Reginaldo Lopes

Verdadeiro extermínio

Não podemos naturalizar a morte de jovens negros e pobres

Por Da Redação
Publicado em 20 de agosto de 2019 | 03:00
 
 

“Deus, que cada pessoa que esteja aqui sempre viva bem, que não perca ninguém assim desse jeito”. Com essas palavras, Sofia, uma criança de 7 anos, se despediu do irmão Dyogo Xavier de Brito, 16, no seu enterro na semana passada no Rio de Janeiro. O menino foi morto com um tiro nas costas, dado por um policial, quando ia para o treino e levava, na mochila, um par de chuteiras. Em poucas horas, outras cinco famílias choraram as perdas de jovens para a violência na região metropolitana do Rio. Também foram mortos Gabriel Alves, Lucas Monteiro, Tiago Freitas, Henrico de Menezes e Margareth Teixeira.

Todos foram vítimas do modelo de segurança pública implementado no Brasil. Segundo o Mapa da Violência, sete jovens são assassinados por hora no Brasil – 80% deles são negros. Um verdadeiro extermínio que em três décadas executou 3 milhões de pessoas por causas externas. Infelizmente, a tendência é piorar, pois a política de confronto implementada pelo governador fluminense, Wilson Witzel, é a mesma defendida pelo ministro da Justiça, Sergio Moro, para o país. Querem dar às polícias licença para matar indiscriminadamente.

Presidi uma CPI, na Câmara, que investigou o altíssimo número de mortes de jovens negros e pobres. A conclusão é que existe um racismo institucionalizado no país, que naturalizou assassinar o povo negro. A CPI apresentou um projeto para reverter a situação, o PL 2.438/2015 que institui o Plano Nacional de Enfrentamento ao Homicídio de Jovens. 

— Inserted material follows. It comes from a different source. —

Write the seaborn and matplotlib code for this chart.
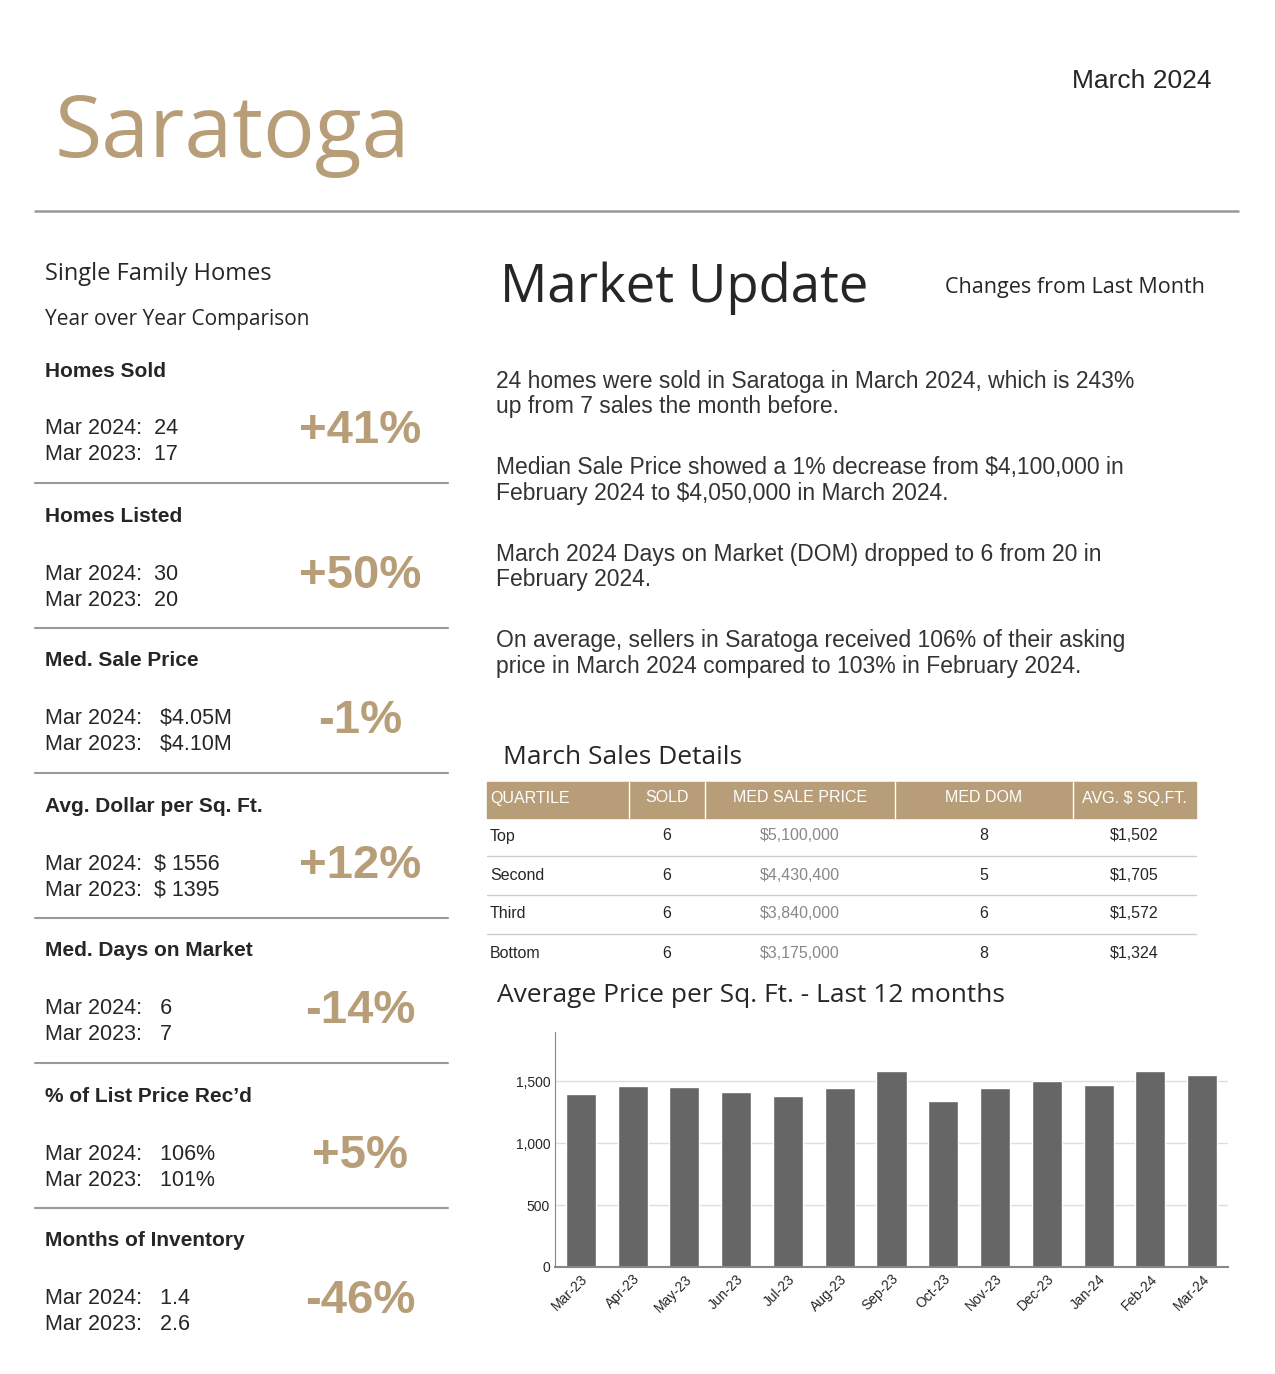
import matplotlib
matplotlib.use("Agg")
import matplotlib.pyplot as plt
import seaborn as sns
import pandas as pd

W, H = 1275, 1374
GOLD = "#b89e78"

months = ["Mar-23", "Apr-23", "May-23", "Jun-23", "Jul-23", "Aug-23", "Sep-23",
          "Oct-23", "Nov-23", "Dec-23", "Jan-24", "Feb-24", "Mar-24"]
price_sqft = [1401, 1465, 1457, 1417, 1385, 1449, 1586, 1344, 1449, 1505, 1473, 1586, 1556]

stat_titles = ["Homes Sold", "Homes Listed", "Med. Sale Price", "Avg. Dollar per Sq. Ft.",
               "Med. Days on Market", "% of List Price Rec\u2019d", "Months of Inventory"]
stat_2024 = ["24", "30", " $4.05M", "$ 1556", " 6", " 106%", " 1.4"]
stat_2023 = ["17", "20", " $4.10M", "$ 1395", " 7", " 101%", " 2.6"]
stat_change = ["+41%", "+50%", "-1%", "+12%", "-14%", "+5%", "-46%"]

q_cols = ["QUARTILE", "SOLD", "MED SALE PRICE", "MED DOM", "AVG. $ SQ.FT."]
q_names = ["Top", "Second", "Third", "Bottom"]
q_sold = ["6", "6", "6", "6"]
q_price = ["$5,100,000", "$4,430,400", "$3,840,000", "$3,175,000"]
q_dom = ["8", "5", "6", "8"]
q_sqft = ["$1,502", "$1,705", "$1,572", "$1,324"]

paragraphs = [
    "24 homes were sold in Saratoga in March 2024, which is 243%\nup from 7 sales the month before.",
    "Median Sale Price showed a 1% decrease from $4,100,000 in\nFebruary 2024 to $4,050,000 in March 2024.",
    "March 2024 Days on Market (DOM) dropped to 6 from 20 in\nFebruary 2024.",
    "On average, sellers in Saratoga received 106% of their asking\nprice in March 2024 compared to 103% in February 2024.",
]

sns.set_style("white")
plt.rcParams["font.family"] = ["Liberation Sans", "DejaVu Sans"]
fig = plt.figure(figsize=(W / 100, H / 100), dpi=100)


def t(x, y, s, **kw):
    kw.setdefault("va", "center")
    fig.text(x / W, 1 - y / H, s, **kw)


def hline(x0, x1, y, color="#999999", lw=1.5):
    fig.add_artist(plt.Line2D([x0 / W, x1 / W], [1 - y / H, 1 - y / H], color=color, lw=lw))


t(1211, 81, "March 2024", ha="right", fontsize=19)
t(55, 135, "Saratoga", fontsize=62, color=GOLD, family="Open Sans")
hline(35, 1238, 211, lw=1.8)

t(45, 274, "Single Family Homes", fontsize=17, family="Open Sans")
t(45, 320, "Year over Year Comparison", fontsize=15, family="Open Sans")

top = 371
step = 145
for i in range(7):
    y0 = top + i * step
    t(45, y0, stat_titles[i], fontsize=15, weight="bold")
    t(45, y0 + 58, "Mar 2024:  " + stat_2024[i], fontsize=15.5)
    t(45, y0 + 84, "Mar 2023:  " + stat_2023[i], fontsize=15.5)
    t(360, y0 + 60, stat_change[i], fontsize=34, weight="bold", color=GOLD, ha="center")
    if i < 6:
        hline(35, 448, y0 + 112)

t(500, 288, "Market Update", fontsize=38, family="Open Sans")
t(1205, 287, "Changes from Last Month", fontsize=15.5, ha="right", family="Open Sans")
for k, p in enumerate(paragraphs):
    t(496, 394 + k * 86.5, p, fontsize=16.5, color="#333333", linespacing=1.15)

# table
t(503, 757, "March Sales Details", fontsize=19, family="Open Sans")
col_edges = [487, 629, 705, 895, 1073, 1196]
fig.add_artist(plt.Rectangle((487 / W, 1 - 818 / H), (1196 - 487) / W, 36 / H, color=GOLD))
for e in col_edges[1:-1]:
    fig.add_artist(plt.Line2D([e / W, e / W], [1 - 818 / H, 1 - 782 / H], color="white", lw=1))
centers = [(a + b) / 2 for a, b in zip(col_edges[:-1], col_edges[1:])]
for j, c in enumerate(q_cols):
    if j == 0:
        t(490, 798, c, fontsize=11.5, color="white")
    else:
        t(centers[j], 798, c, fontsize=11.5, color="white", ha="center")
for r in range(4):
    y = 836 + r * 39
    t(490, y, q_names[r], fontsize=11.5)
    t(centers[1], y, q_sold[r], fontsize=11.5, ha="center")
    t(centers[2], y, q_price[r], fontsize=11.5, ha="center", color="#888888")
    t(centers[3], y, q_dom[r], fontsize=11.5, ha="center")
    t(centers[4], y, q_sqft[r], fontsize=11.5, ha="center")
    if r < 3:
        hline(487, 1196, y + 20, color="#cccccc", lw=1)

t(497, 995, "Average Price per Sq. Ft. - Last 12 months", fontsize=19, family="Open Sans")

# bar chart
ax = fig.add_axes([555 / W, 1 - 1267 / H, (1228 - 555) / W, (1267 - 1032) / H])
df = pd.DataFrame({"month": months, "value": price_sqft})
sns.barplot(data=df, x="month", y="value", color="#666666", width=0.58, ax=ax, saturation=1)
ax.set_ylim(0, 1900)
ax.set_yticks([0, 500, 1000, 1500])
ax.set_yticklabels(["0", "500", "1,000", "1,500"], fontsize=10)
ax.yaxis.grid(True, color="#dddddd", lw=1)
ax.set_axisbelow(True)
ax.set_xlabel("")
ax.set_ylabel("")
ax.tick_params(axis="x", labelsize=10, rotation=45, length=0)
ax.tick_params(axis="y", length=0)
for lab in ax.get_xticklabels():
    lab.set_ha("right")
    lab.set_rotation_mode("anchor")
sns.despine(ax=ax, top=True, right=True)
ax.spines["left"].set_color("#888888")
ax.spines["bottom"].set_color("#888888")
ax.spines["bottom"].set_linewidth(1.5)

fig.savefig("out.png", dpi=100)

O projeto traçou cinco metas: reduzir a um dígito o índice de homicídios a cada 100 mil habitantes; elucidar no mínimo 80% dos crimes contra a vida, pois atualmente se solucionam 8%, e apenas 3% chegam a condenações; zerar a letalidade policial, para deixarmos de ser o país onde a polícia mais mata no mundo; acabar com a mortalidade entre os policiais, considerando que são majoritariamente negros e pobres; garantir a implementação de programas sociais de reparação de danos nas áreas mais violentas.

Precisamos de uma política de segurança pública que priorize a vida – não a morte –, baseada na inteligência e na elucidação dos crimes contra a vida, além de uma polícia que não exista só para defender o patrimônio e seja regulada pelo uso progressivo da força. As operações que mataram o jovem Dyogo têm que ser proibidas para acabar com o mata-mata ocasionado pela política do confronto.

É possível partir dos dados que temos, pois não falta diagnóstico, mas vontade política. Sabe-se que as mortes ocorrem em faixas territoriais de 142 municípios brasileiros que concentram 90% dos assassinatos. Em Minas, as cidades com maiores incidências são: Governador Valadares, Betim, Ribeirão das Neves, Contagem, Santa Luzia, Araguari, Sabará, Juiz de Fora, Sete Lagoas e Ibirité. Essas localidades precisam de uma atenção especial, com políticas públicas de enfrentamento da violência. A presença do Estado deve ser com emprego, escola de tempo integral, postos de saúde e moradia digna. A presença da polícia seria a última opção, e não a única, como acontece hoje. Temos a obrigação de desnaturalizar as mortes dos nossos jovens negros e pobres. A juventude precisa viver, e o Brasil não pode esperar.